§ **Task statement**
List the lines of this listing that hold the word "React".

§ **Collected material**
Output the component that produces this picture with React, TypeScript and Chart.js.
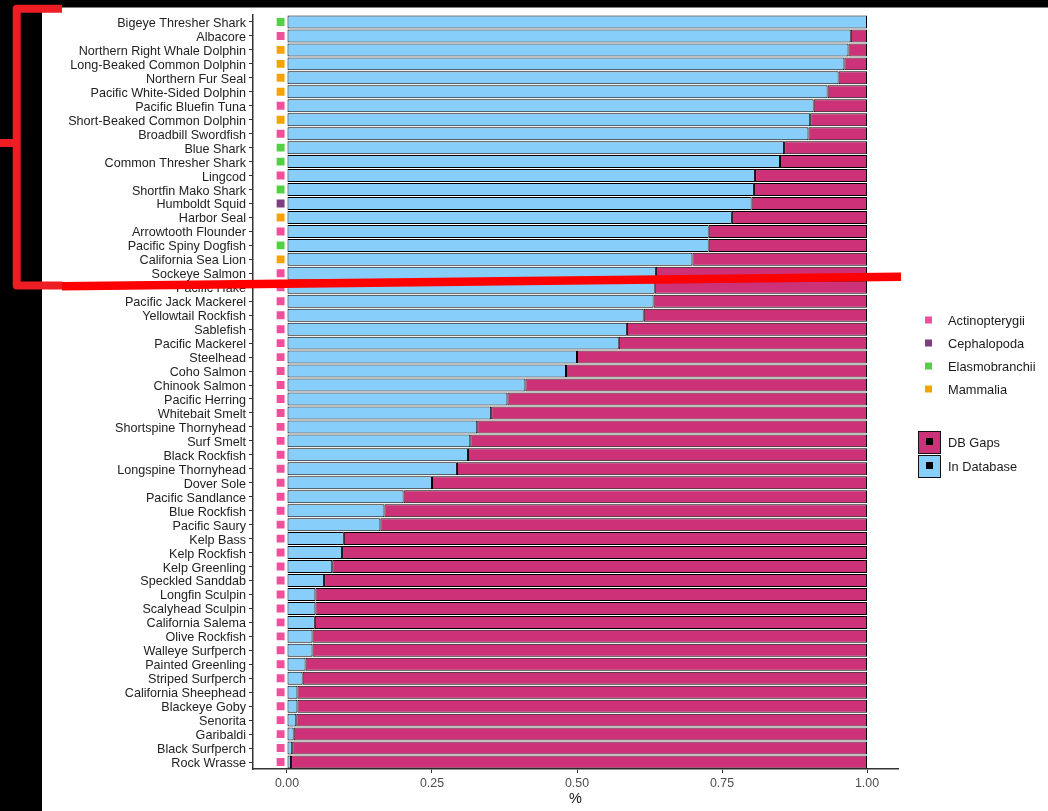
import React, { useEffect, useRef } from 'react';
import { Chart, registerables } from 'chart.js';

Chart.register(...registerables);

const W = 1048;
const H = 811;

const species = [
  'Bigeye Thresher Shark', 'Albacore', 'Northern Right Whale Dolphin', 'Long-Beaked Common Dolphin',
  'Northern Fur Seal', 'Pacific White-Sided Dolphin', 'Pacific Bluefin Tuna', 'Short-Beaked Common Dolphin',
  'Broadbill Swordfish', 'Blue Shark', 'Common Thresher Shark', 'Lingcod', 'Shortfin Mako Shark',
  'Humboldt Squid', 'Harbor Seal', 'Arrowtooth Flounder', 'Pacific Spiny Dogfish', 'California Sea Lion',
  'Sockeye Salmon', 'Pacific Hake', 'Pacific Jack Mackerel', 'Yellowtail Rockfish', 'Sablefish',
  'Pacific Mackerel', 'Steelhead', 'Coho Salmon', 'Chinook Salmon', 'Pacific Herring', 'Whitebait Smelt',
  'Shortspine Thornyhead', 'Surf Smelt', 'Black Rockfish', 'Longspine Thornyhead', 'Dover Sole',
  'Pacific Sandlance', 'Blue Rockfish', 'Pacific Saury', 'Kelp Bass', 'Kelp Rockfish', 'Kelp Greenling',
  'Speckled Sanddab', 'Longfin Sculpin', 'Scalyhead Sculpin', 'California Salema', 'Olive Rockfish',
  'Walleye Surfperch', 'Painted Greenling', 'Striped Surfperch', 'California Sheephead', 'Blackeye Goby',
  'Senorita', 'Garibaldi', 'Black Surfperch', 'Rock Wrasse',
];

const inDatabase = [
  1.0, 0.972, 0.968, 0.961, 0.951, 0.932, 0.908, 0.902,
  0.899, 0.857, 0.850, 0.807, 0.805, 0.801, 0.767, 0.727, 0.727, 0.699,
  0.636, 0.634, 0.632, 0.615, 0.586, 0.572, 0.500, 0.481, 0.411, 0.380, 0.352,
  0.328, 0.316, 0.312, 0.293, 0.250, 0.201, 0.168, 0.161, 0.098, 0.095, 0.078,
  0.064, 0.049, 0.049, 0.048, 0.044, 0.044, 0.032, 0.027, 0.018, 0.018,
  0.016, 0.0115, 0.009, 0.007,
];

const taxClass = [
  'Elasmobranchii', 'Actinopterygii', 'Mammalia', 'Mammalia', 'Mammalia', 'Mammalia', 'Actinopterygii', 'Mammalia',
  'Actinopterygii', 'Elasmobranchii', 'Elasmobranchii', 'Actinopterygii', 'Elasmobranchii', 'Cephalopoda', 'Mammalia',
  'Actinopterygii', 'Elasmobranchii', 'Mammalia',
  'Actinopterygii', 'Actinopterygii', 'Actinopterygii', 'Actinopterygii', 'Actinopterygii', 'Actinopterygii',
  'Actinopterygii', 'Actinopterygii', 'Actinopterygii', 'Actinopterygii', 'Actinopterygii', 'Actinopterygii',
  'Actinopterygii', 'Actinopterygii', 'Actinopterygii', 'Actinopterygii', 'Actinopterygii', 'Actinopterygii',
  'Actinopterygii', 'Actinopterygii', 'Actinopterygii', 'Actinopterygii', 'Actinopterygii', 'Actinopterygii',
  'Actinopterygii', 'Actinopterygii', 'Actinopterygii', 'Actinopterygii', 'Actinopterygii', 'Actinopterygii',
  'Actinopterygii', 'Actinopterygii', 'Actinopterygii', 'Actinopterygii', 'Actinopterygii', 'Actinopterygii',
];

const classNames = ['Actinopterygii', 'Cephalopoda', 'Elasmobranchii', 'Mammalia'];
const classColors = ['#F0509B', '#7F3F7F', '#55CF46', '#F4A300'];
const fillNames = ['DB Gaps', 'In Database'];
const fillColors = ['#CD3278', '#87CEFA'];
const xTicks = [0, 0.25, 0.5, 0.75, 1];
const xTitle = '%';
const markerX = -0.011;

const FONT = '"Liberation Sans", Arial, Helvetica, sans-serif';

const decorPlugin = {
  id: 'decor',
  beforeDraw(chart: any) {
    const ctx = chart.ctx;
    ctx.save();
    ctx.fillStyle = '#ffffff';
    ctx.fillRect(0, 0, W, H);
    ctx.restore();
  },
  afterDraw(chart: any) {
    const ctx = chart.ctx;
    ctx.save();
    ctx.font = `12.8px ${FONT}`;
    ctx.textBaseline = 'middle';
    ctx.textAlign = 'left';
    // class legend
    classNames.forEach((n, i) => {
      const y = 320 + i * 23;
      ctx.fillStyle = classColors[i];
      ctx.fillRect(925, y - 3.5, 7, 7);
      ctx.fillStyle = '#1a1a1a';
      ctx.fillText(n, 948, y + 1.5);
    });
    // fill legend
    fillNames.forEach((n, i) => {
      const top = 431 + i * 24;
      ctx.fillStyle = fillColors[i];
      ctx.fillRect(918.5, top + 0.5, 22, 22);
      ctx.strokeStyle = '#111';
      ctx.lineWidth = 1;
      ctx.strokeRect(918.5, top + 0.5, 22, 22);
      ctx.fillStyle = '#000';
      ctx.fillRect(926, top + 7, 7, 7);
      ctx.fillStyle = '#1a1a1a';
      ctx.fillText(n, 948, top + 12.5);
    });
    // black strips
    ctx.fillStyle = '#000';
    ctx.fillRect(0, 0, 42, H);
    ctx.fillRect(0, 0, W, 7.5);
    // red bracket
    ctx.strokeStyle = '#EE1D23';
    ctx.lineWidth = 8;
    ctx.lineJoin = 'round';
    ctx.lineCap = 'butt';
    ctx.beginPath();
    ctx.moveTo(62, 8.7);
    ctx.lineTo(16.7, 8.7);
    ctx.lineTo(16.7, 285.5);
    ctx.lineTo(62, 285.5);
    ctx.stroke();
    ctx.beginPath();
    ctx.moveTo(0, 143);
    ctx.lineTo(16.7, 143);
    ctx.stroke();
    // red line
    ctx.strokeStyle = '#FF0000';
    ctx.lineWidth = 8.5;
    ctx.beginPath();
    ctx.moveTo(62, 286.3);
    ctx.lineTo(901, 276.8);
    ctx.stroke();
    ctx.restore();
  },
};

export default function App() {
  const ref = useRef<HTMLCanvasElement | null>(null);

  useEffect(() => {
    document.body.style.margin = '0';
    const canvas = ref.current;
    if (!canvas) return;
    Chart.defaults.font.family = FONT;
    const gaps = inDatabase.map((v) => Math.max(0, 1 - v));
    const chart = new Chart(canvas, {
      type: 'bar',
      data: {
        labels: species,
        datasets: [
          {
            type: 'scatter',
            label: 'Class',
            data: species.map((s) => ({ x: markerX, y: s })),
            pointStyle: 'rect',
            pointRadius: 5.6,
            pointBorderWidth: 0,
            pointBackgroundColor: taxClass.map((c) => classColors[classNames.indexOf(c)]),
            borderWidth: 0,
            stack: 'markers',
          } as any,
          {
            label: 'In Database',
            data: inDatabase,
            backgroundColor: fillColors[1],
            borderColor: '#000',
            borderWidth: 1,
            borderSkipped: false,
            stack: 'a',
            barPercentage: 0.93,
            categoryPercentage: 1,
          },
          {
            label: 'DB Gaps',
            data: gaps,
            backgroundColor: fillColors[0],
            borderColor: '#000',
            borderWidth: 1,
            borderSkipped: false,
            stack: 'a',
            barPercentage: 0.93,
            categoryPercentage: 1,
          },
        ],
      },
      options: {
        indexAxis: 'y',
        responsive: false,
        animation: false,
        events: [],
        layout: { padding: { top: 15, right: 150, left: 0, bottom: 0 } },
        plugins: {
          legend: { display: false },
          tooltip: { enabled: false },
        },
        scales: {
          x: {
            type: 'linear',
            stacked: true,
            min: -0.0586,
            max: 1.0534,
            afterBuildTicks: (scale: any) => {
              scale.ticks = xTicks.map((v) => ({ value: v }));
            },
            afterFit: (scale: any) => {
              scale.height = 42;
            },
            grid: {
              display: true,
              drawOnChartArea: false,
              drawTicks: true,
              tickLength: 4,
              color: '#333',
              lineWidth: 1,
            },
            border: { display: true, color: '#333', width: 1.5 },
            ticks: {
              autoSkip: false,
              maxRotation: 0,
              padding: 3,
              color: '#4d4d4d',
              font: { size: 12.4 },
              callback: (v: any) => Number(v).toFixed(2),
            },
            title: {
              display: true,
              text: xTitle,
              color: '#111',
              font: { size: 14.5 },
              padding: { top: 0, bottom: 3 },
            },
          },
          y: {
            type: 'category',
            stacked: true,
            offset: true,
            afterFit: (scale: any) => {
              scale.width = 253;
            },
            grid: {
              display: true,
              drawOnChartArea: false,
              drawTicks: true,
              tickLength: 4,
              color: '#333',
              lineWidth: 1,
              offset: false,
            },
            border: { display: true, color: '#333', width: 1.5 },
            ticks: {
              autoSkip: false,
              padding: 3,
              labelOffset: 1.5,
              color: '#222',
              font: { size: 12.6 },
            },
          },
        },
      },
      plugins: [decorPlugin],
    } as any);
    return () => chart.destroy();
  }, []);

  return (
    <div style={{ width: W, height: H }}>
      <canvas ref={ref} width={W} height={H} style={{ display: 'block', width: W, height: H }} />
    </div>
  );
}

§ **Correct response**
Output the component that produces this picture with React, TypeScript and Chart.js.
import React, { useEffect, useRef } from 'react';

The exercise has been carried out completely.